BAGHDAD, Iraq - Guerrillas carried out a series of raids in the city of Samarra on Wednesday, stealing weapons from a police station, blowing it up, and exchanging fire with police and U.S. troops. At least five Iraqis were killed, and the city police chief resigned.
Underscoring security concerns, the Interior Ministry backed interim Prime Ministry Ayad Allawi's reported proposal to spread elections planned for Jan. 30 over up to three weeks in hopes of allowing people to vote safely. The decision ultimately belongs to Iraq's electoral commission; a top official there said Allawi had not mentioned the idea.
Also Wednesday, the U.S. military said the number of American combat deaths in Iraq since the start of the war rose to 1,001; the latest reported was a soldier slain by small-arms fire in Baghdad on Tuesday. The total number who have died since March 2003 is 1,281, according to an Associated Press tally.
Insurgents have threatened to target the upcoming vote and already are waging a deadly campaign against security forces and police, killing dozens of people.
The fighting in Samarra, a city 60 miles from Baghdad, began when gunmen stormed a police station, looted its armory and then blew up the building, police said. A policeman and a child standing nearby were killed in clashes before the insurgents fled.
A suicide bomber detonated his explosives-packed car near Bradley fighting vehicles parked outside an American base in Samarra, wounding an Iraqi civilian, and insurgents attacked American forces elsewhere in the city with machine-gun fire and rocket-propelled grenades. No U.S. casualties were reported.
At about the same time, American soldiers came under attack by small-arms fire near a traffic intersection, but no one was hurt. The soldiers began checking cars and fired at two vehicles that failed to stop, killing both drivers, the military said.
In violence elsewhere, police clashed with gunmen in the northern city of Mosul, killing four militants. In Ramadi, a Sunni city west of the capital, fighting broke out between insurgents and U.S. troops. A hospital official said three civilians were killed.

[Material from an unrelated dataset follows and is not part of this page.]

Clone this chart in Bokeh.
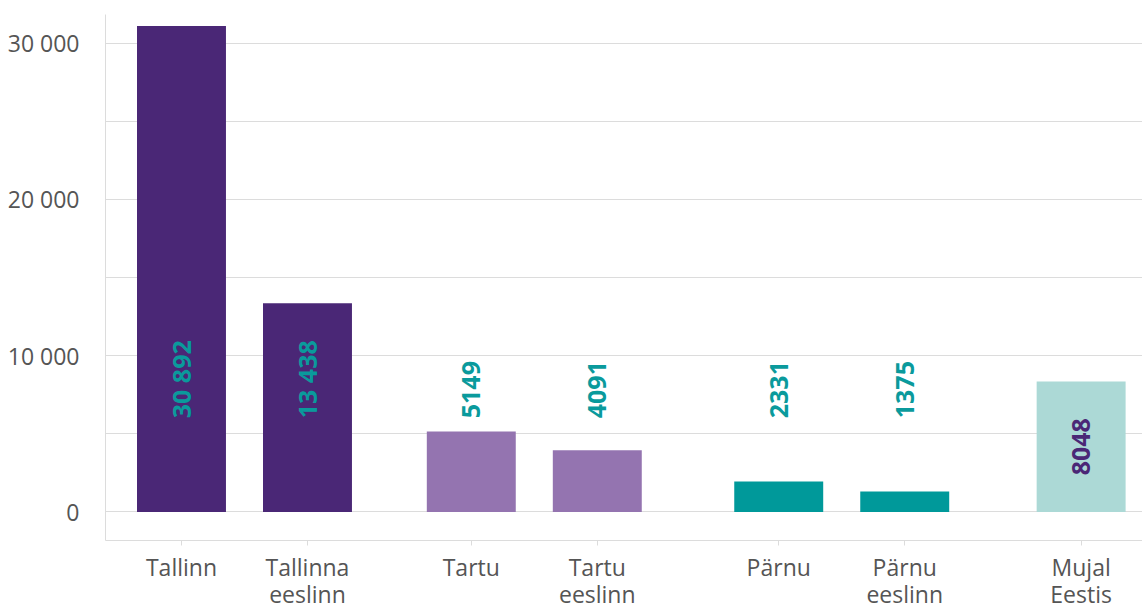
from bokeh.plotting import figure
from bokeh.models import ColumnDataSource, Range1d, FixedTicker
from bokeh.core.properties import value
from bokeh.embed import file_html
from bokeh.resources import INLINE
import math

# ---- data ----
categories = ["Tallinn", "Tallinna\neeslinn", "Tartu", "Tartu\neeslinn",
              "Pärnu", "Pärnu\neeslinn", "Mujal\nEestis"]
group_sizes = [2, 2, 2, 1]
bar_values = [31100, 13350, 5150, 3950, 1950, 1310, 8350]
label_texts = ["30 892", "13 438", "5149", "4091", "2331", "1375", "8048"]
bar_colors = ["#4a2776", "#4a2776", "#9474b0", "#9474b0", "#00999a", "#00999a", "#acd9d6"]
label_colors = ["#0a9a9c"] * 6 + ["#4a2776"]
y_tick_values = [0, 10000, 20000, 30000]
y_tick_labels = ["0", "10 000", "20 000", "30 000"]
grid_values = [0, 5000, 10000, 15000, 20000, 25000, 30000]

# ---- layout of categories (extra space after each group) ----
GROUP_GAPS = [0.30, 0.44, 0.40, 0.0]
xs = []
pos = 0.0
for n, gap in zip(group_sizes, GROUP_GAPS):
    for k in range(n):
        xs.append(pos)
        pos += 1.0
    pos += gap

FONT = "Open Sans"

label_y = []
label_align = []
for i, v in enumerate(bar_values):
    if i == len(bar_values) - 1:
        label_y.append(v / 2.0)
        label_align.append("center")
    else:
        label_y.append(6000)
        label_align.append("left")

src = ColumnDataSource(dict(x=xs, top=bar_values, color=bar_colors,
                            ly=label_y, txt=label_texts, tcolor=label_colors,
                            align=label_align))

p = figure(width=1142, height=612, output_backend="svg", toolbar_location=None,
           x_range=Range1d(-0.603, 7.627), y_range=Range1d(-1824, 31835),
           min_border_left=105, min_border_right=0, min_border_top=14,
           min_border_bottom=72)
p.outline_line_color = None
p.background_fill_color = "white"
p.border_fill_color = "white"

p.vbar(x="x", top="top", bottom=0, width=0.706, color="color", line_color=None, source=src)

p.text(x="x", y="ly", text="txt", angle=math.pi / 2, text_color="tcolor",
       text_align="align", text_baseline="middle",
       text_font=value(FONT), text_font_style="bold", text_font_size="25px",
       source=src)

# grid
p.xgrid.grid_line_color = None
p.ygrid.ticker = FixedTicker(ticks=grid_values)
p.ygrid.grid_line_color = "#dcdcdc"
p.ygrid.grid_line_width = 1

# y axis
p.yaxis.ticker = FixedTicker(ticks=y_tick_values)
p.yaxis.major_label_overrides = {v: l for v, l in zip(y_tick_values, y_tick_labels)}
p.yaxis.major_tick_line_color = None
p.yaxis.minor_tick_line_color = None
p.yaxis.axis_line_color = "#dcdcdc"
p.yaxis.major_label_text_font = FONT
p.yaxis.major_label_text_font_size = "23px"
p.yaxis.major_label_text_color = "#555555"
p.yaxis.major_label_standoff = 20

# x axis
p.xaxis.ticker = FixedTicker(ticks=xs)
p.xaxis.major_label_overrides = {x: c for x, c in zip(xs, categories)}
p.xaxis.major_tick_line_color = "#dcdcdc"
p.xaxis.major_tick_out = 5
p.xaxis.major_tick_in = 0
p.xaxis.minor_tick_line_color = None
p.xaxis.axis_line_color = "#dcdcdc"
p.xaxis.major_label_text_font = FONT
p.xaxis.major_label_text_font_size = "23px"
p.xaxis.major_label_text_color = "#555555"
p.xaxis.major_label_text_line_height = 0.85
p.xaxis.major_label_standoff = 5

open("out.html", "w").write(file_html(p, INLINE))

Samarra was once overrun by militants, but the U.S. military retook it in September and October. Though violence there has persisted, Iraqi officials have said the city has been an example of how the Americans and the interim government can restore order in communities reclaimed from the insurgents.

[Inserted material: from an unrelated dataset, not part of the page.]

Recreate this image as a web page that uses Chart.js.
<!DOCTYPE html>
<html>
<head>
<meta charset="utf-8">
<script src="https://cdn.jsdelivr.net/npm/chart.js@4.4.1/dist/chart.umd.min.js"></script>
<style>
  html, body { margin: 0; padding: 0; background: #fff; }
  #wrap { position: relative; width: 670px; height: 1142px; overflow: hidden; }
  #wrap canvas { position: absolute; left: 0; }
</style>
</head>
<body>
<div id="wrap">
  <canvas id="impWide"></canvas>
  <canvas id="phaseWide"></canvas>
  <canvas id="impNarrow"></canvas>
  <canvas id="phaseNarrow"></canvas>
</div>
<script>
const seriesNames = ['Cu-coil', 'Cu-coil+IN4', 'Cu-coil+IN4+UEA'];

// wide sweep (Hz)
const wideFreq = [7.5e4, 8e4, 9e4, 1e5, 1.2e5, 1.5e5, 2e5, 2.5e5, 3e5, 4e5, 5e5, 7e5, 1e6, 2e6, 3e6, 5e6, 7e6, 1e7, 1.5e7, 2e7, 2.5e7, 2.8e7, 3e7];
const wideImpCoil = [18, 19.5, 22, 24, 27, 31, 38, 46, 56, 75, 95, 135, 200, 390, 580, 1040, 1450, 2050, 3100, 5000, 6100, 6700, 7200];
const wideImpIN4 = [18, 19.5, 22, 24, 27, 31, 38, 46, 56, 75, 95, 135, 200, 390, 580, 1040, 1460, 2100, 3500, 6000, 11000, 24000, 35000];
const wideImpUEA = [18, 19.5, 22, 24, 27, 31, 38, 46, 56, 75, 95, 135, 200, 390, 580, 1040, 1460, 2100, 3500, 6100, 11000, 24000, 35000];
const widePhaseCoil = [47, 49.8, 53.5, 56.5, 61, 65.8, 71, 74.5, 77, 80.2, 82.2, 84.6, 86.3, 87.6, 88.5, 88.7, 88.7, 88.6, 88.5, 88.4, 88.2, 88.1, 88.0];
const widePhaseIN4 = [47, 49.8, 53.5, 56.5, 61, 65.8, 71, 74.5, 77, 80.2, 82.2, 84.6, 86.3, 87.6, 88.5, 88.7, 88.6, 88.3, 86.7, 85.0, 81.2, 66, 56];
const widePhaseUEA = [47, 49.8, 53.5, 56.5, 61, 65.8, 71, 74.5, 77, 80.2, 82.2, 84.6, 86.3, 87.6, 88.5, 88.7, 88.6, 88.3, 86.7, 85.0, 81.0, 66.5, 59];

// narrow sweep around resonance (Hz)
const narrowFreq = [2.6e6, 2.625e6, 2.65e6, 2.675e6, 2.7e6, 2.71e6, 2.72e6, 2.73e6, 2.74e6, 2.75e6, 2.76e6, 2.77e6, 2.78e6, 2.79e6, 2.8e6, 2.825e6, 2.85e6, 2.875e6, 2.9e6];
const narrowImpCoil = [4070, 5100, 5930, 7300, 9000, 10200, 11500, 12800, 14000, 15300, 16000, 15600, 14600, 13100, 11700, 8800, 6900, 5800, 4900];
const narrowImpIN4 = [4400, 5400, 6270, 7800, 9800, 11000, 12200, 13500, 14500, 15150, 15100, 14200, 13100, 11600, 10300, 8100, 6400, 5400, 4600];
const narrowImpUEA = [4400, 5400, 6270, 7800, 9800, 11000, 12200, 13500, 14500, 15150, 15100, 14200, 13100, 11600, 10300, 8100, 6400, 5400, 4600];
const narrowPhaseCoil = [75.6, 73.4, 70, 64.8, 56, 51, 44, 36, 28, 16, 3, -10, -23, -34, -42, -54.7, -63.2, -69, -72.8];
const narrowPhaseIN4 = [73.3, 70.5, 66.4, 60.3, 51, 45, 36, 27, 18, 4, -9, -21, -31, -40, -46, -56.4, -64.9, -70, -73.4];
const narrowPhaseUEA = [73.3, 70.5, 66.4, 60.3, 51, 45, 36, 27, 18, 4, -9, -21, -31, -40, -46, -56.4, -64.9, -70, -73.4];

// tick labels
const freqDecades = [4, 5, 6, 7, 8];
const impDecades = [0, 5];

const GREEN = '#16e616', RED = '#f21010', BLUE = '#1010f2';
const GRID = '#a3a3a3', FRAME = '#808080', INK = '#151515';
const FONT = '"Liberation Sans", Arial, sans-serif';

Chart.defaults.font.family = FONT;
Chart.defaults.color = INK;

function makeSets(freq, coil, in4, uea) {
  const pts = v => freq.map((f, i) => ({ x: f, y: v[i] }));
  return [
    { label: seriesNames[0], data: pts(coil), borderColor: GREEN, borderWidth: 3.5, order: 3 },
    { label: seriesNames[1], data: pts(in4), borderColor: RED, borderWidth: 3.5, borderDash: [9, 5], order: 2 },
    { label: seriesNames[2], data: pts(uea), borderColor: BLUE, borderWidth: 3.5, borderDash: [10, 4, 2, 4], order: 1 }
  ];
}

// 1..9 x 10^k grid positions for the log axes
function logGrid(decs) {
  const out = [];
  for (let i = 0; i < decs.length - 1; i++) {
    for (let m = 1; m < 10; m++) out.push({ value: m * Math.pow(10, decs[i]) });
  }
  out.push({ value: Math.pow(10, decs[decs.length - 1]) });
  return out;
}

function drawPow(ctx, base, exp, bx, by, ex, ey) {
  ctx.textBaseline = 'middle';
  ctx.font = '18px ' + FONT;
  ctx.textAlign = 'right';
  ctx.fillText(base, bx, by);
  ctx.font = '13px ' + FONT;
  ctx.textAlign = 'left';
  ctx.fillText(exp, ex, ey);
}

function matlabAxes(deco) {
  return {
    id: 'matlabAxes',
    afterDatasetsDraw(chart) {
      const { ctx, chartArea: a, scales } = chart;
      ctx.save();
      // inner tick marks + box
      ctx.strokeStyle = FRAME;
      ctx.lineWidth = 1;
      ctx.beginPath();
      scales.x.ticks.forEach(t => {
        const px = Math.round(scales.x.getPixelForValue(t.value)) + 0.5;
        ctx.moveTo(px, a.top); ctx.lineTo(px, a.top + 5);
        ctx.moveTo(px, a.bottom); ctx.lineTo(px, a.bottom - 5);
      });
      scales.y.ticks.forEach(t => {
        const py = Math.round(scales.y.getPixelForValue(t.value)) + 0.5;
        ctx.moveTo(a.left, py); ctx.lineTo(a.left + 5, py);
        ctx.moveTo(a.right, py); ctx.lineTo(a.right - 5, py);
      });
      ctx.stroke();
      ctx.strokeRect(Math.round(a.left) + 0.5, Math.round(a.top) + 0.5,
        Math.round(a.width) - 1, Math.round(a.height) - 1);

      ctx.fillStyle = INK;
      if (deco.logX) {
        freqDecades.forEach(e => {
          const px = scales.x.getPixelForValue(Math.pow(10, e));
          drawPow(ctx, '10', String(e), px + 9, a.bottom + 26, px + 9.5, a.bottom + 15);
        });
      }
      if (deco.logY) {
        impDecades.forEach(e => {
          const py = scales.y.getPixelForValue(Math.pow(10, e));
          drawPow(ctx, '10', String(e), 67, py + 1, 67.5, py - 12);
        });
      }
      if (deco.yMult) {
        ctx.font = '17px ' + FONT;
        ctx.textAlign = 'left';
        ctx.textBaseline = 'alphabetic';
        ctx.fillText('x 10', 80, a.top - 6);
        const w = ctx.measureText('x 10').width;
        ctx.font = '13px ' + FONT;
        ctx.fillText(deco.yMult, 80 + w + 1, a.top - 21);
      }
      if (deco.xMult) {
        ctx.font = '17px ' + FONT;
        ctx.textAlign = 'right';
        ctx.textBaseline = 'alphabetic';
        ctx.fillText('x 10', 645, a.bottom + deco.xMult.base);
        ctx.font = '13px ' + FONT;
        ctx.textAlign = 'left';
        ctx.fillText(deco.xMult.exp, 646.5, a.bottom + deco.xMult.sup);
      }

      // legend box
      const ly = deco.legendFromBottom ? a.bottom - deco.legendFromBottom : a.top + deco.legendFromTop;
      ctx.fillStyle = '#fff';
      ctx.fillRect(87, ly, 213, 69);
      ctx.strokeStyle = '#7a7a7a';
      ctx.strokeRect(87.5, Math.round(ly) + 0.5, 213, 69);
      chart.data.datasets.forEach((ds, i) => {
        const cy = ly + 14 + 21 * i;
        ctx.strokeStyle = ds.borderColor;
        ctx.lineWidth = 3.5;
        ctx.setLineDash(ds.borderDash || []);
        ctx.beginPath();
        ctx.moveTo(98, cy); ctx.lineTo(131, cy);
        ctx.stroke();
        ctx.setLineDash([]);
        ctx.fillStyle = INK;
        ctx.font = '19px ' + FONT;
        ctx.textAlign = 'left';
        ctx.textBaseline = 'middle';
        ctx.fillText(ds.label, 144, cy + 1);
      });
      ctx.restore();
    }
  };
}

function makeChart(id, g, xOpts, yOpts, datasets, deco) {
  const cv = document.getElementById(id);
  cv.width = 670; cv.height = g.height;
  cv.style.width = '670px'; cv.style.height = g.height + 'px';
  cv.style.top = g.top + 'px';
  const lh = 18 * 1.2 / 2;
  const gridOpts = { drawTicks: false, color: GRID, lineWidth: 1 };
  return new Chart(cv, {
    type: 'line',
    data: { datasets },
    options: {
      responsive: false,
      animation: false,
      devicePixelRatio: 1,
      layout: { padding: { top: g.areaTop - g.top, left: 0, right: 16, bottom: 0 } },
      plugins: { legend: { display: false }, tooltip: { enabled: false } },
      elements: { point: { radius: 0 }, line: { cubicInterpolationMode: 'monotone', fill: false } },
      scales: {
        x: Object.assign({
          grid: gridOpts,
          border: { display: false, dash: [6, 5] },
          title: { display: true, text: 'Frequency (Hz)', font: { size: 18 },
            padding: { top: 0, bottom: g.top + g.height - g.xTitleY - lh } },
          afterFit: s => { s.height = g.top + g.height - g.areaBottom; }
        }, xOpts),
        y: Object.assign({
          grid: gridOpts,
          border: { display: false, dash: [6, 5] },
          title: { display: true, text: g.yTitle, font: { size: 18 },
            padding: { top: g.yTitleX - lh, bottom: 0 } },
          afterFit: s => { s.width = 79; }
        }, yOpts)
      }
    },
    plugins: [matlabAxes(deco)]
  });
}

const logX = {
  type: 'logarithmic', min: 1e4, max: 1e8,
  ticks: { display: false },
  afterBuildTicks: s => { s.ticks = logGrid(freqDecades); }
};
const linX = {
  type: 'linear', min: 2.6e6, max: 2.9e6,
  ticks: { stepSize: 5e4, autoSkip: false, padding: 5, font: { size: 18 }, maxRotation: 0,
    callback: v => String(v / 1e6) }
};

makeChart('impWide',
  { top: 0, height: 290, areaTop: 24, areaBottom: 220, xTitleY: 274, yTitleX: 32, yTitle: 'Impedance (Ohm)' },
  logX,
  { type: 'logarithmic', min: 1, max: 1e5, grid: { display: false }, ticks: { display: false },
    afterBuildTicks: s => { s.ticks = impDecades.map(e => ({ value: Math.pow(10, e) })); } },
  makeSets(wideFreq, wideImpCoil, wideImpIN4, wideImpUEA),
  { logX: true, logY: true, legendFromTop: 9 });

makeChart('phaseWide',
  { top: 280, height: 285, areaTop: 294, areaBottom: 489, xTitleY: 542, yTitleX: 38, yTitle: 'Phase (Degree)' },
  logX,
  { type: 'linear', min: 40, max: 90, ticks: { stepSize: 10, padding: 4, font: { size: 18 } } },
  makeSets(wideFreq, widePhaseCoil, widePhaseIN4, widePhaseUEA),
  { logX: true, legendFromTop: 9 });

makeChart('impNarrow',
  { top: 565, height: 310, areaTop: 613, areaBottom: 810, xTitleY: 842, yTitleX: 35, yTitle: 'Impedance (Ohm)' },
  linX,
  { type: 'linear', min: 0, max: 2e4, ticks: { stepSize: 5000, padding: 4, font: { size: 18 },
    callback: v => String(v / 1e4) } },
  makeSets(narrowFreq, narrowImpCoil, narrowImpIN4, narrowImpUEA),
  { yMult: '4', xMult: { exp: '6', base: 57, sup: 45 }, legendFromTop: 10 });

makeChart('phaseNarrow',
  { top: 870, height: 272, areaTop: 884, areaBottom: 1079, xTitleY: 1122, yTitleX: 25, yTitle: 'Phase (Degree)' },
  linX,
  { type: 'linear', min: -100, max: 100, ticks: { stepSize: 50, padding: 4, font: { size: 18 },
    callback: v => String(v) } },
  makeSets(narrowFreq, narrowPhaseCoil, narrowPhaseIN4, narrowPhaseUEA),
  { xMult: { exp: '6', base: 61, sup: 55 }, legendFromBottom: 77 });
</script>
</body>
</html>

Residents, however, say many police in Samarra are refusing to work, fearing insurgents will target them. On Wednesday, Samarra's police chief announced he was resigning; his house was attacked earlier in the day and he said his family had asked him to quit.

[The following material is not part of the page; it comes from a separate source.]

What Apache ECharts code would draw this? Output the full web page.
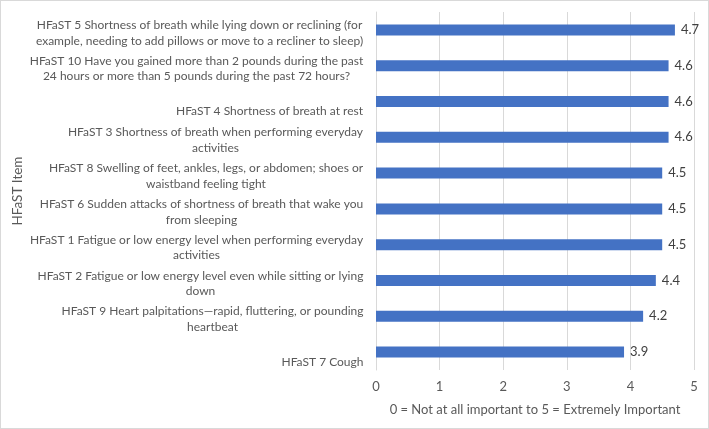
<!DOCTYPE html>
<html>
<head>
<meta charset="utf-8">
<script src="https://cdn.jsdelivr.net/npm/echarts@6/dist/echarts.min.js"></script>
<style>
html,body{margin:0;padding:0;background:#fff;}
#c{width:709px;height:429px;box-sizing:border-box;border:1px solid #d9d9d9;}
</style>
</head>
<body>
<div id="c"></div>
<script>
var categories = [
  "HFaST 5 Shortness of breath while lying down or reclining (for\nexample, needing to add pillows or move to a recliner to sleep)",
  "HFaST 10 Have you gained more than 2 pounds during the past\n24 hours or more than 5 pounds during the past 72 hours?",
  "HFaST 4 Shortness of breath at rest",
  "HFaST 3 Shortness of breath when performing everyday\nactivities",
  "HFaST 8 Swelling of feet, ankles, legs, or abdomen; shoes or\nwaistband feeling tight",
  "HFaST 6 Sudden attacks of shortness of breath that wake you\nfrom sleeping",
  "HFaST 1 Fatigue or low energy level when performing everyday\nactivities",
  "HFaST 2 Fatigue or low energy level even while sitting or lying\ndown",
  "HFaST 9 Heart palpitations\u2014rapid, fluttering, or pounding\nheartbeat",
  "HFaST 7 Cough"
];
var values = [4.7, 4.6, 4.6, 4.6, 4.5, 4.5, 4.5, 4.4, 4.2, 3.9];
var xTicks = [0, 1, 2, 3, 4, 5];
var xAxisTitle = "0 = Not at all important to 5 = Extremely Important";
var yAxisTitle = "HFaST Item";

var FONT = "Lato";
var FS = 12;
var FS2 = 13;
var cv = document.createElement('canvas').getContext('2d');
cv.font = FS + 'px ' + FONT;
var rich = {};
categories.forEach(function (c, i) {
  var lines = c.split('\n');
  var w = 0;
  lines.forEach(function (l) { w = Math.max(w, cv.measureText(l).width); });
  rich['l' + i] = {
    width: Math.ceil(w) + 1, align: 'center', fontFamily: FONT, fontSize: FS,
    color: '#595959', lineHeight: 15.5,
    padding: lines.length === 1 ? [14, 0, 0, 0] : [0, 0, 0, 0]
  };
});

var chart = echarts.init(document.getElementById('c'));
chart.setOption({
  animation: false,
  textStyle: { fontFamily: FONT },
  grid: { left: 375, right: 14, top: 11, bottom: 58, containLabel: false, outerBoundsMode: 'none' },
  xAxis: {
    type: 'value', min: xTicks[0], max: xTicks[xTicks.length - 1], interval: 1,
    axisLine: { show: false }, axisTick: { show: false },
    splitLine: { lineStyle: { color: '#d9d9d9', width: 1 } },
    axisLabel: { color: '#595959', fontSize: FS2, margin: 10 },
    name: xAxisTitle, nameLocation: 'middle', nameGap: 33,
    nameTextStyle: { color: '#595959', fontSize: FS2 }
  },
  yAxis: {
    type: 'category', data: categories, inverse: true,
    axisLine: { show: true, lineStyle: { color: '#d9d9d9' } },
    axisTick: { show: false },
    axisLabel: {
      interval: 0, margin: 12, padding: [6, 0, 0, 0],
      formatter: function (v, idx) {
        return v.split('\n').map(function (l) { return '{l' + idx + '|' + l + '}'; }).join('\n');
      },
      rich: rich
    },
    name: yAxisTitle, nameLocation: 'middle', nameGap: 334, nameRotate: 90,
    nameTextStyle: { color: '#595959', fontSize: 13.5 }
  },
  series: [{
    type: 'bar', data: values, barWidth: 11,
    itemStyle: { color: '#4472c4' },
    label: { show: true, position: 'right', distance: 6, color: '#404040', fontSize: FS2, fontFamily: FONT }
  }]
});
</script>
</body>
</html>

"When I felt that I wasn't carrying out my duties as I should, I had to give an opportunity for someone else to carry on," Maj. Gen. Talib Shamel al-Samarrai said.
Resignations of top police officials and continuing assaults on police have raised questions about next month's vote to choose a 275-seat assembly, whose primary task will be drafting a permanent constitution for this overwhelmingly Muslim nation.
Several political groups representing Sunni Muslims, who make up 20 percent of Iraq's population, are calling for the vote to be postponed.
Allawi was quoted in Belgium's Le Soir newspaper on Tuesday as saying Iraq might consider holding the vote over three weeks to defuse the threat and better protect polling stations.
"Everyone - Shiites, Sunnis, Christians, Kurds, Turkomen - should be able to take part in the vote," he was quoted as telling the newspaper. "That is why I think we can see elections spread over 15 days, or 20."
It was the first time such a proposal had been reported publicly, and drew immediate support from the Interior Ministry, which called it "an excellent idea."
However, the head of the electoral commission, Abdul-Hussein Hendawi, said no one had come to him with the idea. "The commission hasn't been informed of anything in that regard," he said. "We haven't received anything. How can we study it if we haven't received it?"
Also Wednesday, South Korean President Roh Moo-hyun made a surprise visit to northern Iraq, where 3,600 South Korean troops are stationed, his office said. And British Defense Minister Geoff Hoon met with British soldiers in the south of the country. Secretary of Defense Donald H. Rumsfeld saw American troops in Kuwait, and was questioned closely about long deployments and a lack of armor.